Introduction

Lens flares are a common yet captivating optical artifact in photography and filmmaking. They result from reflections and scattering within a camera’s lens system. While often considered imperfections, lens flares can also be used artistically to add flair (pun intended) to visual storytelling.

In recent years, high-profile films like “The Batman” and “Dune” have utilized vintage lenses to achieve unique visual styles, making accurate lens flare reproduction more crucial than ever. Traditional methods, such as 2D sprite animations or ray tracing, fall short in capturing the intricate details of real-world lens flares. This is where my novel workflow comes into play.

Novel Approach

My involvement with the final year 3d animated film project “The Deep Above” led metoaddress a specific challenge: recreating the effects of the Hawk V-Lite 55mm, an anamorphic lens with pronounced rainbow flaring and a distinctive blue streak.

To tackle this challenge, I developed a new workflow that combines motion control systems and advanced image processing techniques. The method involves systematically capturing flare patterns by varying the position of a light source using a motion control robot. This process allows us to gather a comprehensive dataset of lens flares for various lenses, which can then be used in production-ready compositing workflows.

Capturing Process

I first set up a testing environment with a high-contrast OLED television and an LED screen to move a small point of light across the screen. This unfortunately did not achieve sufficient brightness for flare production without long exposure times.

To overcome this, I switched to a focused white LED light source with an adjustable aperture, capturing the data in a nearly black room.

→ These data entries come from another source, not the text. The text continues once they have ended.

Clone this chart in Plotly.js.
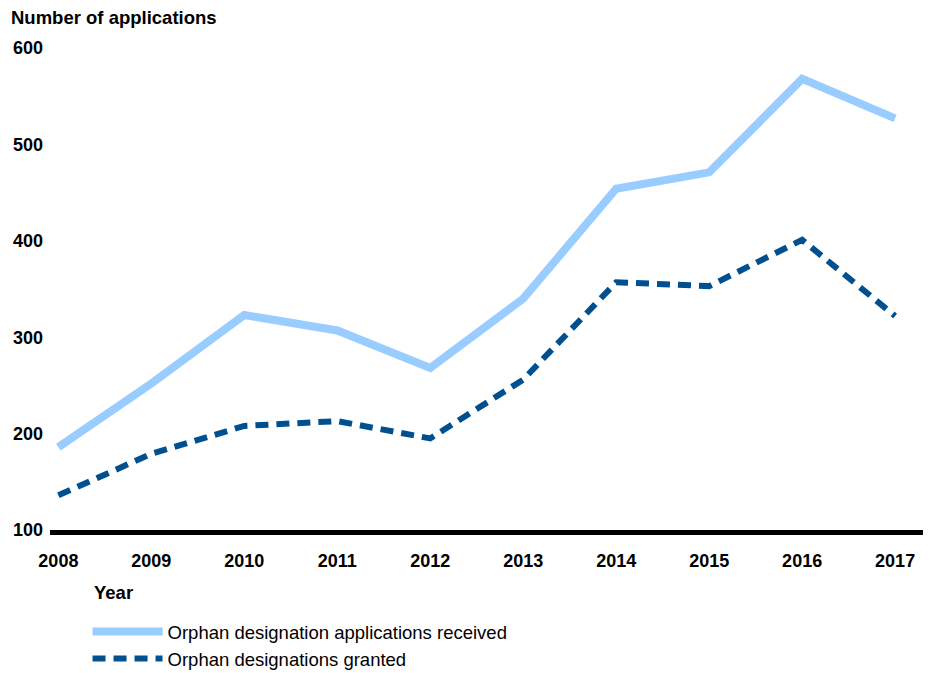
<!DOCTYPE html>
<html>
<head>
<meta charset="utf-8">
<script src="https://cdn.plot.ly/plotly-3.0.1.min.js"></script>
<style>
  html, body { margin: 0; padding: 0; background: #ffffff; }
  #chart { width: 930px; height: 673px; }
</style>
</head>
<body>
<div id="chart"></div>
<script>
// Orphan designations, 2008-2017
const years = [2008, 2009, 2010, 2011, 2012, 2013, 2014, 2015, 2016, 2017];
const applicationsReceived = [186, 252, 323, 307, 268, 340, 454, 471, 568, 527];
const designationsGranted = [136, 179, 208, 213, 195, 256, 357, 353, 401, 322];
const yTicks = [100, 200, 300, 400, 500, 600];

const FONT = 'Liberation Sans, Arial, sans-serif';

const traces = [
    {
        x: years,
        y: applicationsReceived,
        type: 'scatter',
        mode: 'lines',
        name: 'Orphan designation applications received',
        line: { color: '#99CCFF', width: 8 }
    },
    {
        x: years,
        y: designationsGranted,
        type: 'scatter',
        mode: 'lines',
        name: 'Orphan designations granted',
        line: { color: '#00508F', width: 6, dash: '13px,8px' }
    }
];

const layout = {
    width: 930,
    height: 673,
    paper_bgcolor: '#ffffff',
    plot_bgcolor: '#ffffff',
    margin: { t: 48, r: 7, b: 143, l: 50, autoexpand: false },
    font: { family: FONT, color: '#000000' },
    showlegend: true,
    legend: {
        x: 0.043,
        xanchor: 'left',
        y: -0.172,
        yanchor: 'top',
        itemwidth: 70,
        font: { family: FONT, size: 18.5, color: '#000000' },
        tracegroupgap: 0,
        bgcolor: 'rgba(0,0,0,0)'
    },
    xaxis: {
        range: [2007.91, 2017.3],
        tickvals: years,
        ticktext: years.map(String),
        showgrid: false,
        zeroline: false,
        showline: true,
        linecolor: '#000000',
        linewidth: 5,
        ticks: '',
        ticklabelstandoff: 10,
        tickfont: { family: FONT, size: 18, weight: 'bold', color: '#000000' }
    },
    yaxis: {
        range: [100, 600],
        tickvals: yTicks,
        showgrid: false,
        zeroline: false,
        showline: false,
        ticks: '',
        ticklabelstandoff: 6,
        tickfont: { family: FONT, size: 18, weight: 'bold', color: '#000000' }
    },
    annotations: [
        {
            text: 'Number of applications',
            xref: 'paper', yref: 'paper',
            x: -0.047, y: 1.064,
            xanchor: 'left', yanchor: 'middle',
            showarrow: false,
            font: { family: FONT, size: 18.5, weight: 'bold', color: '#000000' }
        },
        {
            text: 'Year',
            xref: 'paper', yref: 'paper',
            x: 0.048, y: -0.129,
            xanchor: 'left', yanchor: 'middle',
            showarrow: false,
            font: { family: FONT, size: 18.5, weight: 'bold', color: '#000000' }
        }
    ]
};

Plotly.newPlot('chart', traces, layout, { displayModeBar: false, responsive: false });
</script>
</body>
</html>
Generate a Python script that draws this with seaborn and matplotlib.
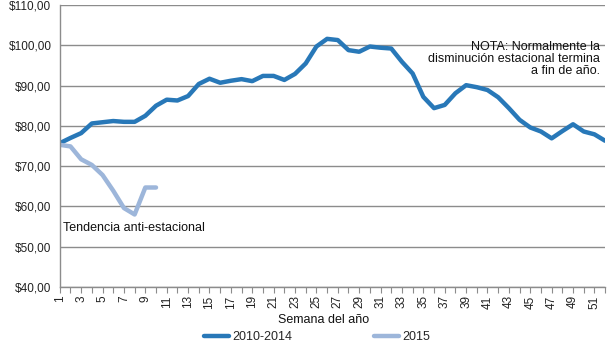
import matplotlib
matplotlib.use("Agg")
import matplotlib.pyplot as plt
import seaborn as sns
import pandas as pd
import numpy as np

weeks = list(range(1, 53))
serie_2010_2014 = [75.7, 77.0, 78.2, 80.6, 80.9, 81.2, 81.0, 81.0, 82.5, 85.0,
                   86.5, 86.3, 87.4, 90.4, 91.7, 90.7, 91.2, 91.6, 91.1, 92.4,
                   92.4, 91.4, 92.9, 95.5, 99.7, 101.6, 101.3, 98.8, 98.4, 99.7,
                   99.4, 99.2, 95.9, 93.0, 87.2, 84.4, 85.2, 88.1, 90.1, 89.6,
                   88.9, 87.1, 84.4, 81.5, 79.6, 78.6, 76.9, 78.7, 80.4, 78.6,
                   77.9, 76.3]
weeks_2015 = list(range(1, 11))
serie_2015 = [75.3, 74.9, 71.7, 70.3, 67.8, 63.9, 59.6, 58.0, 64.7, 64.7]
series_names = ["2010-2014", "2015"]
colors = ["#2878B8", "#9DB6DA"]
y_ticks = [40, 50, 60, 70, 80, 90, 100, 110]

df = pd.DataFrame({
    "Semana": weeks + weeks_2015,
    "Precio": serie_2010_2014 + serie_2015,
    "Serie": [series_names[0]] * len(weeks) + [series_names[1]] * len(weeks_2015),
})

sns.set_style("white")
plt.rcParams["font.family"] = ["Liberation Sans", "DejaVu Sans"]

fig = plt.figure(figsize=(6.1, 3.46), dpi=100)
ax = fig.add_axes([0.098, 0.1705, 0.894, 0.815])

sns.lineplot(data=df, x="Semana", y="Precio", hue="Serie",
             palette=dict(zip(series_names, colors)), linewidth=3.2,
             ax=ax, legend=False, sort=False)

ax.set_xlim(1, 52)
ax.set_ylim(40, 110)
ax.set_yticks(y_ticks)
ax.set_yticklabels([f"${v},00" for v in y_ticks], fontsize=8.5, color="#222222")
ax.yaxis.grid(True, color="#8c8c8c", linewidth=1)
ax.set_axisbelow(True)
ax.tick_params(axis="y", length=0, pad=6)

ax.set_xticks(weeks)
ax.set_xticklabels([str(w) if w % 2 == 1 else "" for w in weeks],
                   rotation=90, fontsize=8.5, color="#222222")
ax.tick_params(axis="x", length=4, width=0.8, color="#8c8c8c", direction="out", pad=2)
ax.xaxis.set_ticks_position("bottom")

for s in ["top", "right"]:
    ax.spines[s].set_visible(False)
for s in ["left", "bottom"]:
    ax.spines[s].set_color("#8c8c8c")
    ax.spines[s].set_linewidth(1)

ax.set_xlabel("Semana del año", fontsize=9, color="#111111", labelpad=2)
ax.xaxis.set_label_coords(0.483, -0.095)
ax.set_ylabel("")

ax.text(0.991, 0.872, "NOTA: Normalmente la\ndisminución estacional termina\na fin de año.",
        transform=ax.transAxes, ha="right", va="top", fontsize=9,
        linespacing=1.0, color="#111111")
ax.text(0.006, 0.21, "Tendencia anti-estacional", transform=ax.transAxes,
        ha="left", va="center", fontsize=9, color="#111111")

from matplotlib.lines import Line2D
handles = [Line2D([0], [0], color=c, linewidth=3.2) for c in colors]
fig.legend(handles, series_names, loc="center", bbox_to_anchor=(0.52, 0.025),
           ncol=2, frameon=False, fontsize=9, handlelength=2.0,
           columnspacing=6.5, handletextpad=0.3)

fig.savefig("out.png", dpi=100)
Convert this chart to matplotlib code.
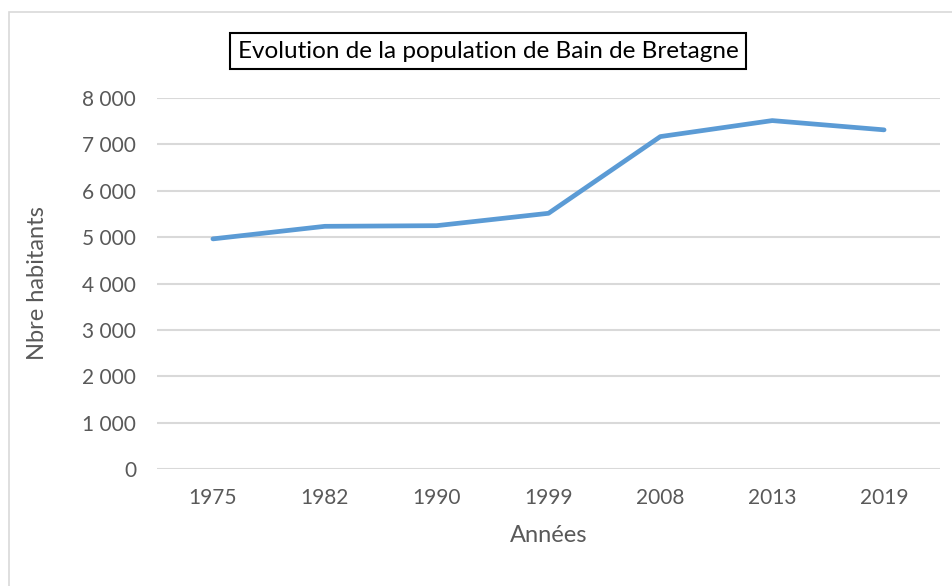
import matplotlib
matplotlib.use("Agg")
import matplotlib.pyplot as plt
from matplotlib.patches import Rectangle
from matplotlib.ticker import FuncFormatter, MultipleLocator

years = ["1975", "1982", "1990", "1999", "2008", "2013", "2019"]
population = [4962, 5233, 5247, 5514, 7168, 7513, 7313]

W, H = 953, 586
fig = plt.figure(figsize=(W / 100, H / 100), dpi=100)
plt.rcParams['font.family'] = ['Lato', 'DejaVu Sans']

# outer chart frame
fig.patches.append(Rectangle((9 / W, -0.1), 1.2, 1 - 12 / H + 0.1, transform=fig.transFigure,
                             fill=False, edgecolor='#D9D9D9', linewidth=1.2))

left, right, top, bottom = 157, 940, 98, 469
ax = fig.add_axes([left / W, 1 - bottom / H, (right - left) / W, (bottom - top) / H])

x = list(range(len(years)))
ax.plot(x, population, color='#5B9BD5', linewidth=3.4, solid_capstyle='round', solid_joinstyle='round', zorder=3)
ax.set_xlim(-0.5, len(years) - 0.5)
ax.set_ylim(0, 8000)
ax.yaxis.set_major_locator(MultipleLocator(1000))
ax.yaxis.set_major_formatter(FuncFormatter(lambda v, p: f"{int(v):,}".replace(",", " ")))
ax.set_xticks(x)
ax.set_xticklabels(years)
ax.grid(axis='y', color='#D9D9D9', linewidth=1.5)
ax.set_axisbelow(True)
for s in ax.spines.values():
    s.set_visible(False)
ax.tick_params(length=0, labelsize=15, colors='#595959')
ax.tick_params(axis='y', pad=15)
ax.tick_params(axis='x', pad=14)
ax.set_xlabel("Années", fontsize=17, color='#595959', labelpad=12)
ax.set_ylabel("Nbre habitants", fontsize=17, color='#595959', labelpad=25)

fig.text(488 / W, 1 - 51 / H, "Evolution de la population de Bain de Bretagne", ha='center', va='center',
         fontsize=17.5, color='black',
         bbox=dict(boxstyle='square,pad=0.32', facecolor='white', edgecolor='black', linewidth=1.5))

fig.savefig("out.png", dpi=100)
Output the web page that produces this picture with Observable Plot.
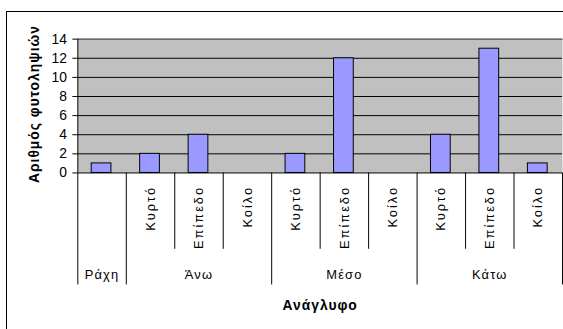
<!DOCTYPE html>
<html>
<head>
<meta charset="utf-8">
<script src="https://cdn.jsdelivr.net/npm/d3@7"></script>
<script src="https://cdn.jsdelivr.net/npm/@observablehq/plot@0.6"></script>
<style>
  html, body { margin: 0; padding: 0; background: #fff; overflow: hidden; }
  #wrap { position: relative; width: 563px; height: 329px; overflow: hidden; }
  #border { position: absolute; left: 6px; top: 11px; width: 700px; height: 500px; border: 1px solid #000; box-sizing: border-box; }
  #chart { position: absolute; left: 0; top: 0; }
</style>
</head>
<body>
<div id="wrap"><div id="border"></div><div id="chart"></div></div>
<script>
// ---- data ----
const groups = ["Ράχη", "Άνω", "Μέσο", "Κάτω"];
const slotGroups = ["Ράχη", "Άνω", "Άνω", "Άνω", "Μέσο", "Μέσο", "Μέσο", "Κάτω", "Κάτω", "Κάτω"];
const subLabels = ["", "Κυρτό", "Επίπεδο", "Κοίλο", "Κυρτό", "Επίπεδο", "Κοίλο", "Κυρτό", "Επίπεδο", "Κοίλο"];
const counts = [1, 2, 4, 0, 2, 12, 0, 4, 13, 1];
const yTicks = [0, 2, 4, 6, 8, 10, 12, 14];
const yTitle = "Αριθμός φυτοληψιών";
const xTitle = "Ανάγλυφο";

// ---- derived tables ----
const slots = counts.map((v, i) => ({i, group: slotGroups[i], sub: subLabels[i], value: v}));
const groupSpans = groups.map(g => {
  const idx = slots.filter(s => s.group === g).map(s => s.i);
  return {group: g, start: d3.min(idx), end: d3.max(idx) + 1};
});
const longBounds = Array.from(new Set(groupSpans.flatMap(g => [g.start, g.end])));
const shortBounds = d3.range(0, slots.length + 1).filter(b => !longBounds.includes(b));

const W = 568, H = 329, mL = 78, mR = 1, mT = 39, mB = 155;
const FONT = "Arial, 'Liberation Sans', sans-serif";

const chart = Plot.plot({
  width: W,
  height: H,
  marginLeft: mL,
  marginRight: mR,
  marginTop: mT,
  marginBottom: mB,
  style: {fontFamily: FONT, fontSize: "14px", color: "#000", background: "transparent"},
  x: {type: "linear", domain: [0, slots.length], axis: null},
  y: {domain: [0, 14], ticks: yTicks, tickSize: 5, tickPadding: 6, label: null, tickFormat: d => d},
  marks: [
    Plot.frame({fill: "#C0C0C0"}),
    Plot.ruleY(yTicks.filter(t => t > 0), {stroke: "#000", strokeWidth: 1}),
    Plot.frame({stroke: "#808080", anchor: "top"}),
    Plot.rectY(slots.filter(d => d.value > 0), {
      x1: "i", x2: d => d.i + 1, y: "value",
      insetLeft: 14, insetRight: 15,
      fill: "#9999FF", stroke: "#000", strokeWidth: 1
    }),
    Plot.ruleY([0], {stroke: "#000"}),
    Plot.ruleX([0], {stroke: "#000"}),
    // category axis separators
    Plot.ruleX(longBounds, {y1: 0, y2: 0, insetBottom: -113, stroke: "#000"}),
    Plot.ruleX(shortBounds, {y1: 0, y2: 0, insetBottom: -77, stroke: "#000"}),
    // sub-category labels
    Plot.text(slots.filter(d => d.sub), {
      x: d => d.i + 0.5, text: "sub", frameAnchor: "bottom",
      rotate: -90, textAnchor: "end", lineAnchor: "middle", dy: 13, fontSize: 13, fill: "#000"
    }),
    // group labels
    Plot.text(groupSpans, {
      x: d => (d.start + d.end) / 2, text: "group", frameAnchor: "bottom",
      lineAnchor: "middle", dy: 103, fontSize: 13, fill: "#000"
    }),
    // axis titles
    Plot.text([xTitle], {frameAnchor: "bottom", lineAnchor: "middle", textAnchor: "middle", dy: 134, fontWeight: "bold", fontSize: 14, fill: "#000"}),
    Plot.text([yTitle], {frameAnchor: "left", textAnchor: "middle", lineAnchor: "middle", dx: -44, dy: -2, rotate: -90, fontWeight: "bold", fontSize: 14, fill: "#000"})
  ]
});
// letter spacing to mimic the wide rendering of the original
const textGroups = chart.querySelectorAll('g[aria-label="text"]');
const spacing = [2, 1.2, 1, 1];
textGroups.forEach((g, k) => g.setAttribute("letter-spacing", spacing[k] ?? 0));
document.getElementById("chart").appendChild(chart);
</script>
</body>
</html>
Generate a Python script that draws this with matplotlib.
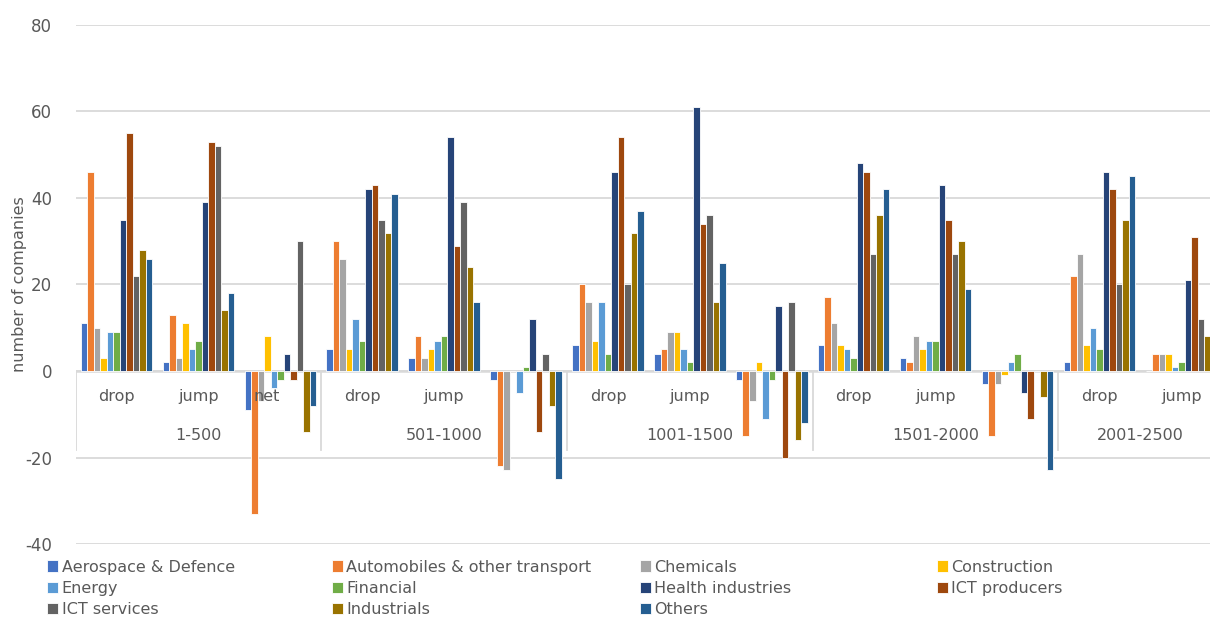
import matplotlib.pyplot as plt
import numpy as np

# categories on the x axis
groups = ['1-500', '501-1000', '1001-1500', '1501-2000', '2001-2500']
sub_labels = ['drop', 'jump', 'net', 'drop', 'jump', 'net', 'drop', 'jump', 'net',
              'drop', 'jump', 'net', 'drop', 'jump']
sectors = ['Aerospace & Defence', 'Automobiles & other transport', 'Chemicals', 'Construction',
           'Energy', 'Financial', 'Health industries', 'ICT producers', 'ICT services',
           'Industrials', 'Others']
colors = ['#4472C4', '#ED7D31', '#A5A5A5', '#FFC000', '#5B9BD5', '#70AD47',
          '#264478', '#9E480E', '#636363', '#997300', '#255E91']

# one row per category (drop / jump / net per rank band), one column per sector
values = [
    [11, 46, 10, 3, 9, 9, 35, 55, 22, 28, 26],       # 1-500 drop
    [2, 13, 3, 11, 5, 7, 39, 53, 52, 14, 18],        # 1-500 jump
    [-9, -33, -7, 8, -4, -2, 4, -2, 30, -14, -8],    # 1-500 net
    [5, 30, 26, 5, 12, 7, 42, 43, 35, 32, 41],       # 501-1000 drop
    [3, 8, 3, 5, 7, 8, 54, 29, 39, 24, 16],          # 501-1000 jump
    [-2, -22, -23, 0, -5, 1, 12, -14, 4, -8, -25],   # 501-1000 net
    [6, 20, 16, 7, 16, 4, 46, 54, 20, 32, 37],       # 1001-1500 drop
    [4, 5, 9, 9, 5, 2, 61, 34, 36, 16, 25],          # 1001-1500 jump
    [-2, -15, -7, 2, -11, -2, 15, -20, 16, -16, -12],  # 1001-1500 net
    [6, 17, 11, 6, 5, 3, 48, 46, 27, 36, 42],        # 1501-2000 drop
    [3, 2, 8, 5, 7, 7, 43, 35, 27, 30, 19],          # 1501-2000 jump
    [-3, -15, -3, -1, 2, 4, -5, -11, 0, -6, -23],    # 1501-2000 net
    [2, 22, 27, 6, 10, 5, 46, 42, 20, 35, 45],       # 2001-2500 drop
    [0, 4, 4, 4, 1, 2, 21, 31, 12, 8, np.nan],       # 2001-2500 jump (cut off)
]
group_sizes = [3, 3, 3, 3, 2]

grey_text = '#595959'
grid_col = '#D9D9D9'
plt.rcParams['font.family'] = ['DejaVu Sans']
plt.rcParams['axes.unicode_minus'] = False

fig = plt.figure(figsize=(12.1, 6.17), dpi=100)
ax = fig.add_axes([0.0624, 0.1183, 0.9376, 0.8412])

data = np.array(values, dtype=float)
x = np.arange(len(sub_labels))
bw = 0.0794
for j, name in enumerate(sectors):
    offs = (j - 5) * bw
    ax.bar(x + offs, data[:, j], width=bw, color=colors[j], edgecolor='white',
           linewidth=0.6, label=name, zorder=3)

ax.set_xlim(-0.5, 13.35)
ax.set_ylim(-40, 80)
ax.set_yticks(np.arange(-40, 81, 20))
ax.yaxis.grid(True, color=grid_col, linewidth=1.3, zorder=0)
ax.axhline(0, color=grid_col, linewidth=1.8, zorder=2)
ax.tick_params(axis='y', length=0, pad=17, labelsize=12, labelcolor=grey_text)
ax.set_xticks([])
for s in ax.spines.values():
    s.set_visible(False)
fig.text(20 / 1210, 1 - 284 / 617, 'number of companies', rotation=90,
         ha='center', va='center', fontsize=11.5, color=grey_text)

# sub category labels (only first "net" is shown in the original)
for i, lab in enumerate(sub_labels):
    if lab == 'net' and i != 2:
        continue
    xpos = i if lab != 'net' else i - 0.16
    ax.text(xpos, -6, lab, ha='center', va='center', fontsize=11.5, color=grey_text)

# group labels and separators
start = 0
bounds = [-0.5]
for g, n in zip(groups, group_sizes):
    ax.text(start + (n - 1) / 2, -14.8, g, ha='center', va='center',
            fontsize=11.5, color=grey_text)
    start += n
    bounds.append(start - 0.5)
for b in bounds[:-1]:
    ax.plot([b, b], [0, -18.2], color=grid_col, linewidth=1.3, zorder=1)

# legend: four columns of equal width
handles, labels = ax.get_legend_handles_labels()
col_x = [0.039, 0.274, 0.529, 0.774]
for c in range(4):
    idx = list(range(c, len(sectors), 4))
    fig.legend([handles[i] for i in idx], [labels[i] for i in idx],
               loc='upper left', bbox_to_anchor=(col_x[c], 0.093), frameon=False,
               fontsize=11.5, handlelength=0.7, handleheight=0.7, handletextpad=0.2,
               labelspacing=0.4, borderaxespad=0, borderpad=0, labelcolor=grey_text)

fig.savefig('out.png', dpi=100)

Using an Arri Alexa 35 cinema camera mounted on an industrial motion-control robot, we recorded the lensflares as an image sequence. This high dynamic range approach allowed us to capture a rich dataset of flare images, which were then processed and interpolated to create realistic lens flares.

Generating Lens Flares

To generate lens flares from the captured dataset, I explored various techniques, including image-based interpolation and machine learning. By using tools like Nuke’s Kronos node and the RIFE network, I achieved smooth interpolation and reduced artifacts. Additionally, I developed custom machine learning models to infer images from positional data, creating an artist-friendly tool for controlling photorealistic lens flares within compositing applications like Nuke.

Machine Learning

I also developed a custom Convolutional Neural Network (CNN) designed to generate lens flares based on input parameters such as light position and lens aperture. The CNN was trained on the previously captured dataset of lens flare images, interpolating position and aperture in latent space. My CNN architecture uses multiple upsampling convolution layers, batch normalization, and LeakyReLU activation functions. I optimized the loss function to balance L2 loss, gradient loss, and structural similarity index (SSIM), enhancing detail preservation while producing smooth, realistic flares.

Convolution Glow

Creating the characteristic “glow” associated with lens flares can add a layer of realism to visual effects. Traditional methods involve applying a stack of exponential blurs to simulate light falloff, my technique improves upon this by using actual flare images as convolution filters. We downscale the input image, multiply each pixel by its corresponding flare image, sum the resulting tiles, and upscale the final image to its original size. This method captures the natural diffusion and glow around bright areas.